Even if some of the conduct was unrelated to the inspector’s protected status, the inspector alleged that on the day of his return, the supervisor’s aggressive comments were accompanied by a complaint about how long the inspector was absent. That comment helped link the alleged abuse to the employee’s FMLA leave. 

3 

The timing of the escalation in abuse was a factor in the case, the court found. This was not a situation where the harassment began months after an employee’s return to work. In this case, it happened the same day. “[T]his fact alone goes a long way toward establishing his prima facie case,” the court wrote. 

4 

A retaliation claim is not dependent on an individual using specific words or mentioning the employee’s protected status.
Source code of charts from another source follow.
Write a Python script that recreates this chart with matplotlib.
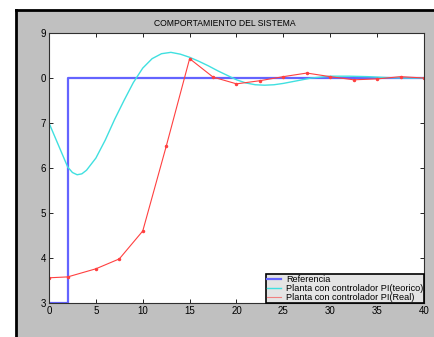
import matplotlib
matplotlib.use("Agg")
import matplotlib.pyplot as plt
from matplotlib.patches import Rectangle

# Data
ref_x = [0, 2, 2, 40]
ref_y = [3, 3, 8, 8]

teo_x = [0, 2, 2.5, 3, 3.5, 4, 5, 6, 7, 8, 9, 10, 11, 12, 13, 14, 15, 16, 17, 18, 19, 20,
         21, 22, 23, 24, 25, 26, 27, 28, 30, 32, 34, 36, 38, 40]
teo_y = [7.0, 6.02, 5.9, 5.85, 5.87, 5.95, 6.22, 6.62, 7.08, 7.5, 7.9, 8.22, 8.43, 8.54, 8.57,
         8.53, 8.46, 8.37, 8.27, 8.16, 8.06, 7.96, 7.89, 7.85, 7.84, 7.85, 7.88,
         7.92, 7.96, 8.0, 8.04, 8.04, 8.03, 8.01, 8.0, 8.0]

real_x = [0, 2, 5, 7.5, 10, 12.5, 15, 17.5, 20, 22.5, 25, 27.5, 30, 32.5, 35, 37.5, 40]
real_y = [3.56, 3.58, 3.76, 3.98, 4.6, 6.48, 8.43, 8.02, 7.87, 7.94, 8.03, 8.11,
          8.03, 7.96, 7.98, 8.03, 8.0]

xticks = [0, 5, 10, 15, 20, 25, 30, 35, 40]
yticks = [3, 4, 5, 6, 7, 8, 9]
ytick_labels = ['3', '4', '5', '6', '7', '0', '9']

title = "COMPORTAMIENTO DEL SISTEMA"
labels = ["Referencia", "Planta con controlador PI(teorico)", "Planta con controlador PI(Real)"]

plt.rcParams['font.family'] = ['Liberation Sans', 'DejaVu Sans']

fig = plt.figure(figsize=(4.35, 3.37), dpi=100, facecolor='white')
# gray window background with black top/left border
fig.add_artist(Rectangle((16/435, 0), 1 - 16/435, 1 - 10/337, transform=fig.transFigure,
                         facecolor='#c0c0c0', edgecolor='none', zorder=-10))
fig.add_artist(plt.Line2D([16/435, 1], [1 - 10/337, 1 - 10/337], color='black', lw=2,
                          transform=fig.transFigure, zorder=-5))
fig.add_artist(plt.Line2D([16/435, 16/435], [0, 1 - 10/337], color='black', lw=2,
                          transform=fig.transFigure, zorder=-5))

ax = fig.add_axes([49/435, 1 - 303/337, 375/435, 270/337], zorder=1)
ax.set_facecolor('white')
ax.plot(ref_x, ref_y, color='#6464ff', lw=1.6, label=labels[0])
ax.plot(teo_x, teo_y, color='#40e0e0', lw=1.0, label=labels[1])
ax.plot(real_x, real_y, color='#ff4040', lw=0.8, marker='.', markersize=3, label=labels[2])

ax.set_xlim(0, 40)
ax.set_ylim(3, 9)
ax.set_xticks(xticks)
ax.set_yticks(yticks)
ax.set_yticklabels(ytick_labels)
ax.tick_params(direction='in', length=3, width=0.6, labelsize=7, top=True, right=True,
               pad=2, colors='black')
for s in ax.spines.values():
    s.set_linewidth(0.8)
    s.set_color('#303030')

ax.set_title(title, fontsize=6.2, pad=5, x=(225 - 49) / 375)

leg = ax.legend(loc='lower right', fontsize=6.6, frameon=True, fancybox=False,
                borderaxespad=0, handlelength=1.6, labelspacing=0.0, borderpad=0.1,
                handletextpad=0.5)
for ln in leg.get_lines():
    ln.set_marker('')
leg.get_lines()[2].set_color('#f08080')
leg.get_frame().set_edgecolor('black')
leg.get_frame().set_linewidth(1.2)
leg.get_frame().set_facecolor('#e4e4e4')
leg.get_frame().set_alpha(1)

fig.savefig('out.png', dpi=100, facecolor=fig.get_facecolor())
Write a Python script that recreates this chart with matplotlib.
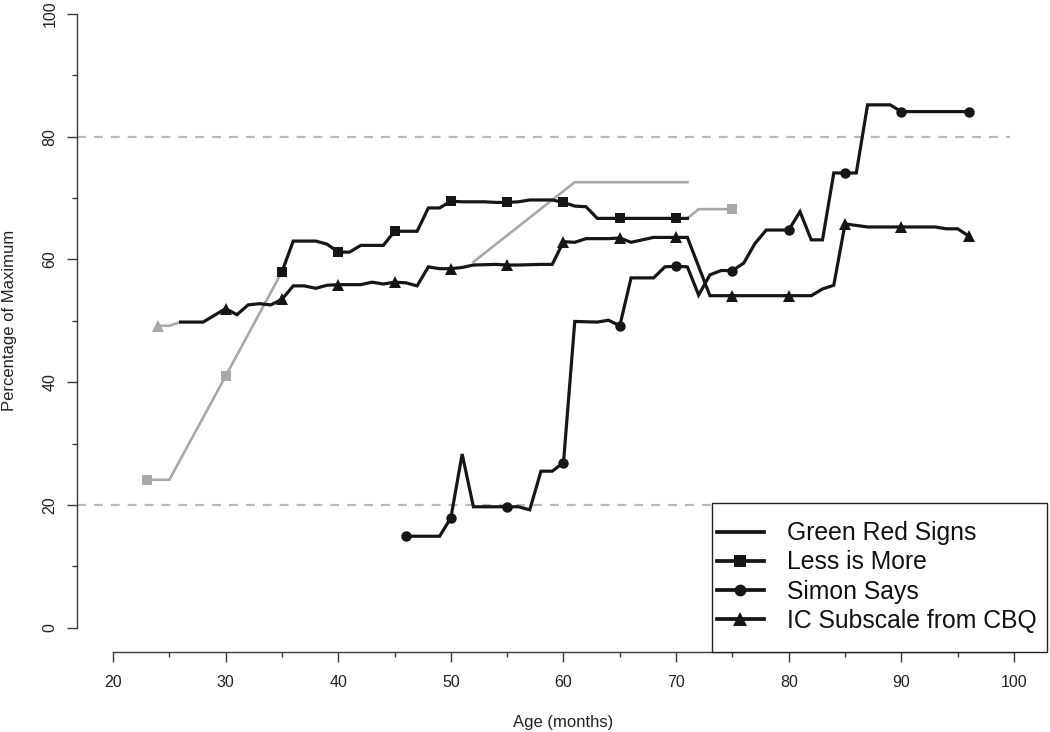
import numpy as np
import matplotlib
matplotlib.use("Agg")
import matplotlib.pyplot as plt
from matplotlib.lines import Line2D
from matplotlib.patches import Rectangle

plt.rcParams['font.family'] = ['Liberation Sans', 'DejaVu Sans']

# ---------------- data ----------------
# Less is More (black segment)
less_age = [35, 36, 37, 38, 39, 40, 41, 42, 43, 44, 45, 46, 47, 48, 49, 50, 51, 52, 53, 54,
            55, 56, 57, 58, 59, 60, 61, 62, 63, 64, 65, 66, 67, 68, 69, 70, 71]
less_val = [58.0, 63.0, 63.0, 63.0, 62.5, 61.2, 61.2, 62.3, 62.3, 62.3, 64.6, 64.6, 64.6, 68.4, 68.4,
            69.5, 69.4, 69.4, 69.4, 69.3, 69.3, 69.4, 69.7, 69.7, 69.7, 69.3, 68.7, 68.6,
            66.7, 66.7, 66.7, 66.7, 66.7, 66.7, 66.7, 66.7, 66.7]
less_marks = [35, 40, 45, 50, 55, 60, 65, 70]
# Less is More (grey segments)
less_g1_age = [23, 25, 30, 35]
less_g1_val = [24.1, 24.1, 41.0, 58.0]
less_g1_marks = [23, 30]
less_g2_age = [71, 72, 75]
less_g2_val = [66.7, 68.2, 68.2]
less_g2_marks = [75]

# Simon Says
simon_age = [46, 49, 50, 51, 52, 55, 56, 57, 58, 59, 60, 61, 63, 64, 65, 66, 68, 69, 70, 71,
             72, 73, 74, 75, 76, 77, 78, 80, 81, 82, 83, 84, 85, 86, 87, 89, 90, 96]
simon_val = [14.9, 14.9, 17.9, 28.3, 19.7, 19.7, 19.7, 19.2, 25.5, 25.5, 26.9, 49.9, 49.8, 50.1,
             49.2, 57.0, 57.0, 58.8, 58.9, 58.8, 54.2, 57.5, 58.2, 58.2, 59.4, 62.6, 64.8, 64.8,
             67.8, 63.2, 63.2, 74.1, 74.1, 74.1, 85.2, 85.2, 84.1, 84.1]
simon_marks = [46, 50, 55, 60, 65, 70, 75, 80, 85, 90, 96]

# IC Subscale from CBQ
ic_age = [26, 28, 30, 31, 32, 33, 34, 35, 36, 37, 38, 39, 40, 42, 43, 44, 45, 46, 47, 48, 49,
          50, 51, 52, 54, 55, 56, 58, 59, 60, 61, 62, 64, 65, 66, 67, 68, 70, 71, 73, 75, 80,
          82, 83, 84, 85, 87, 90, 93, 94, 95, 96]
ic_val = [49.8, 49.8, 52.0, 51.0, 52.6, 52.8, 52.6, 53.5, 55.7, 55.7, 55.3, 55.8, 55.9, 55.9,
          56.3, 56.0, 56.3, 56.2, 55.7, 58.8, 58.5, 58.5, 58.7, 59.1, 59.2, 59.1, 59.1, 59.2,
          59.2, 62.9, 62.8, 63.4, 63.4, 63.5, 62.8, 63.2, 63.6, 63.6, 63.6, 54.1, 54.1, 54.1,
          54.1, 55.2, 55.8, 65.8, 65.3, 65.3, 65.3, 65.0, 65.0, 63.8]
ic_marks = [30, 35, 40, 45, 50, 55, 60, 65, 70, 75, 80, 85, 90, 96]
ic_g_age = [24, 25, 26]
ic_g_val = [49.2, 49.2, 49.8]
ic_g_marks = [24]

# Green Red Signs (grey)
grs_age = [52, 61, 71]
grs_val = [59.6, 72.6, 72.6]

ref_lines = [20, 80]
legend_labels = ["Green Red Signs", "Less is More", "Simon Says", "IC Subscale from CBQ"]

# ---------------- style ----------------
BLACK = "#161616"
GREY = "#a9a9a9"
LW_B = 2.3
LW_G = 1.9

W, H = 1050, 732
fig = plt.figure(figsize=(W / 100, H / 100), dpi=100)
ax = fig.add_axes([77 / W, 1 - 652.2 / H, 973 / W, 662.7 / H])
ax.set_xlim(16.8, 103.2)
ax.set_ylim(-4, 104)
ax.patch.set_alpha(0)

for y in ref_lines:
    l = ax.axhline(y, xmin=0, xmax=0.959, color="#b8b8b8", lw=1.6, zorder=1)
    l.set_dashes((4.0, 3.6))


def series(a, v, marks, color, lw, marker, ms, z):
    a = np.asarray(a)
    mask = np.isin(a, marks)
    ax.plot(a, v, color=color, lw=lw, marker=marker, ms=ms, markevery=list(np.where(mask)[0]),
            markeredgewidth=0, solid_joinstyle='miter', zorder=z)


series(less_g1_age, less_g1_val, less_g1_marks, GREY, LW_G, 's', 7.5, 2)
series(less_g2_age, less_g2_val, less_g2_marks, GREY, LW_G, 's', 7.5, 2)
series(ic_g_age, ic_g_val, ic_g_marks, GREY, LW_G, '^', 8.5, 2)
ax.plot(grs_age, grs_val, color=GREY, lw=LW_G, zorder=2)
series(less_age, less_val, less_marks, BLACK, LW_B, 's', 7.5, 3)
series(simon_age, simon_val, simon_marks, BLACK, LW_B, 'o', 7.5, 3)
series(ic_age, ic_val, ic_marks, BLACK, LW_B, '^', 8.5, 3)

# axes styling (R-like)
for s in ['top', 'right']:
    ax.spines[s].set_visible(False)
ax.spines['left'].set_bounds(0, 100)
ax.spines['bottom'].set_bounds(20, 100)
for s in ['left', 'bottom']:
    ax.spines[s].set_color("#3a3a3a")
    ax.spines[s].set_linewidth(1.0)

ax.set_xticks(np.arange(20, 101, 10))
ax.set_xticks(np.arange(25, 100, 10), minor=True)
ax.set_yticks(np.arange(0, 101, 20))
ax.set_yticks(np.arange(10, 100, 20), minor=True)
ax.tick_params(axis='both', which='major', length=7.2, width=1.0, color="#3a3a3a",
               labelsize=11.5, labelcolor="#222222")
ax.tick_params(axis='both', which='minor', length=3.6, width=1.0, color="#3a3a3a")
ax.tick_params(axis='x', which='major', pad=9)
ax.tick_params(axis='y', which='major', pad=7)
for t in ax.get_yticklabels():
    t.set_rotation(90)
    t.set_va('center')

fig.text(563 / W, 1 - 723 / H, "Age (months)", ha='center', va='center', fontsize=12, color="#222222")
fig.text(10 / W, 1 - 320 / H, "Percentage of Maximum", ha='center', va='center', rotation=90,
         fontsize=12, color="#222222")

# legend
rect = Rectangle((712 / W, 1 - 652 / H), (1047 - 712) / W, (652 - 503) / H,
                 transform=fig.transFigure, facecolor='white', edgecolor='#222222', lw=1.0, zorder=5)
fig.patches.append(rect)

handles = [
    Line2D([], [], color=BLACK, lw=LW_B + 0.4),
    Line2D([], [], color=BLACK, lw=LW_B + 0.4, marker='s', ms=8, markeredgewidth=0),
    Line2D([], [], color=BLACK, lw=LW_B + 0.4, marker='o', ms=8.5, markeredgewidth=0),
    Line2D([], [], color=BLACK, lw=LW_B + 0.4, marker='^', ms=9.5, markeredgewidth=0),
]
leg = fig.legend(handles, legend_labels, loc='center left', bbox_to_anchor=(717 / W, 1 - 577 / H),
                 frameon=False, fontsize=17.8, borderpad=0, borderaxespad=0, handlelength=1.9,
                 handletextpad=0.93, labelspacing=0.21, numpoints=1)
leg.set_zorder(6)
for t in leg.get_texts():
    t.set_color("#111111")

fig.savefig("out.png", dpi=100)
Thus, the inspector could establish a viable case even if the supervisor made no explicit mention of his protected activity or status. 

5 

The company provided no other explanation about why the supervisor verbally attacked the inspector, the court noted. 

6 

Another factor that helped the inspector’s case, the court observed, was that at the time of his resignation, the company had no intention of demoting or terminating the employee. “It was quite the opposite; [the general manager] believed [the inspector] was doing ‘a great job,’” the court wrote. 

 
Relying on the above reasoning, the court held that a reasonable jury could find that the supervisor’s behavior was motivated by retaliatory animus regarding the inspector’s request for FMLA leave.  

The court denied the company summary judgment on the inspector’s claim.